When we look at the other ethnic groups, such as the Asians, Arabs, and so on, they have their little community stores and businesses clustered together with their own people for their people within the constructs of American society. Islamic faith has also modeled their lifestyle in this fashion. They have set a template for observation and exploration, which is one that can be implemented and expanded upon.
This is where the education starts, in the homes and minds of our families to be geared towards our youth with reconstruction of how we think and live, this starts with us first and teaching our children. Rebuilding has to come from the inside is the only way forward, by no means am I saying to forget what we have been through.

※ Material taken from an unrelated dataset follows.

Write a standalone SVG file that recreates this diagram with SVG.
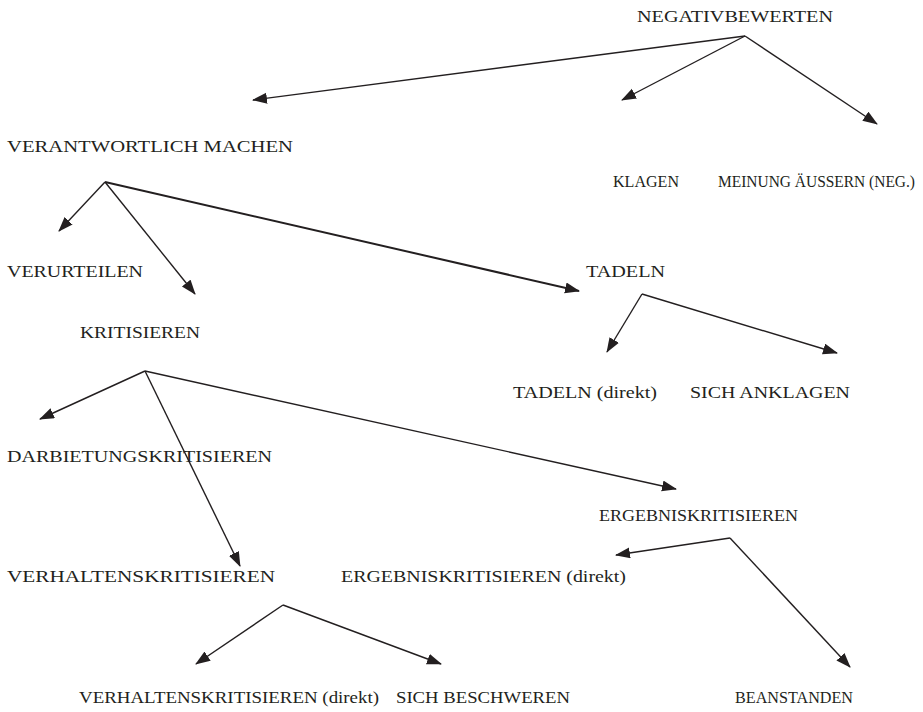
<svg xmlns="http://www.w3.org/2000/svg" width="923" height="712" viewBox="0 0 923 712">
<style>
text{font-family:"Liberation Serif","Times New Roman",serif;font-size:17px;fill:#231f20}
.c line{stroke:#231f20;stroke-width:1.4;marker-end:url(#ah)}
</style>
<defs>
<marker id="ah" markerUnits="userSpaceOnUse" markerWidth="16" markerHeight="12" refX="14" refY="5.5" orient="auto"><path d="M0,0 L15,5.5 L0,11 z" fill="#231f20"/></marker>
</defs>
<rect width="923" height="712" fill="#fff"/>
<g class="c" id="connectors">
<line x1="745" y1="36" x2="253" y2="100"/>
<line x1="745" y1="36" x2="622" y2="100"/>
<line x1="745" y1="36" x2="877" y2="124"/>
<line x1="105" y1="182" x2="59" y2="231"/>
<line x1="105" y1="182" x2="195" y2="294"/>
<line x1="105" y1="182" x2="579" y2="291" style="stroke-width:2"/>
<line x1="642" y1="294" x2="607" y2="352"/>
<line x1="642" y1="294" x2="837" y2="353"/>
<line x1="145" y1="371" x2="40" y2="419"/>
<line x1="145" y1="371" x2="240" y2="566"/>
<line x1="145" y1="371" x2="676" y2="489"/>
<line x1="730" y1="538" x2="616" y2="555"/>
<line x1="730" y1="538" x2="850" y2="667"/>
<line x1="283" y1="605" x2="196" y2="664"/>
<line x1="283" y1="605" x2="441" y2="664"/>
</g>
<g id="negativbewerten"><text x="637" y="22" textLength="196" lengthAdjust="spacingAndGlyphs">NEGATIVBEWERTEN</text></g>
<g id="verantwortlich"><text x="7" y="152" textLength="286" lengthAdjust="spacingAndGlyphs">VERANTWORTLICH MACHEN</text></g>
<g id="klagen"><text x="613" y="187" textLength="66" lengthAdjust="spacingAndGlyphs">KLAGEN</text></g>
<g id="meinung"><text x="718" y="187" style="font-size:16px" textLength="197" lengthAdjust="spacingAndGlyphs">MEINUNG ÄUSSERN (NEG.)</text></g>
<g id="verurteilen"><text x="7" y="277" textLength="136" lengthAdjust="spacingAndGlyphs">VERURTEILEN</text></g>
<g id="tadeln"><text x="586" y="277" textLength="79" lengthAdjust="spacingAndGlyphs">TADELN</text></g>
<g id="kritisieren"><text x="80" y="338" textLength="120" lengthAdjust="spacingAndGlyphs">KRITISIEREN</text></g>
<g id="tadeln-direkt"><text x="513" y="398" textLength="144" lengthAdjust="spacingAndGlyphs">TADELN (direkt)</text></g>
<g id="sich-anklagen"><text x="690" y="398" textLength="160" lengthAdjust="spacingAndGlyphs">SICH ANKLAGEN</text></g>
<g id="darbietung"><text x="7" y="462" textLength="265" lengthAdjust="spacingAndGlyphs">DARBIETUNGSKRITISIEREN</text></g>
<g id="ergebnis"><text x="599" y="521" textLength="199" lengthAdjust="spacingAndGlyphs">ERGEBNISKRITISIEREN</text></g>
<g id="verhalten"><text x="7" y="582" textLength="268" lengthAdjust="spacingAndGlyphs">VERHALTENSKRITISIEREN</text></g>
<g id="ergebnis-direkt"><text x="341" y="582" textLength="285" lengthAdjust="spacingAndGlyphs">ERGEBNISKRITISIEREN  (direkt)</text></g>
<g id="verhalten-direkt"><text x="79" y="703" textLength="300" lengthAdjust="spacingAndGlyphs">VERHALTENSKRITISIEREN  (direkt)</text></g>
<g id="sich-beschweren"><text x="396" y="703" textLength="174" lengthAdjust="spacingAndGlyphs">SICH BESCHWEREN</text></g>
<g id="beanstanden"><text x="735" y="703" textLength="118" lengthAdjust="spacingAndGlyphs">BEANSTANDEN</text></g>
</svg>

It’s time we stop accepting the role of the victim. The Jew went through the holocaust and look at where they are now. Our ancestors have over come captivity, slavery, oppression and the list goes on.

We have to ask ourselves what is the difference between them and us? Why are we not doing the same? What stops us?
It is my opinion that when like minded African Americans put action behind a plan rebuild, we will then bring physical manifestation to
Dr. King’s, “ I have a Dream”, speech.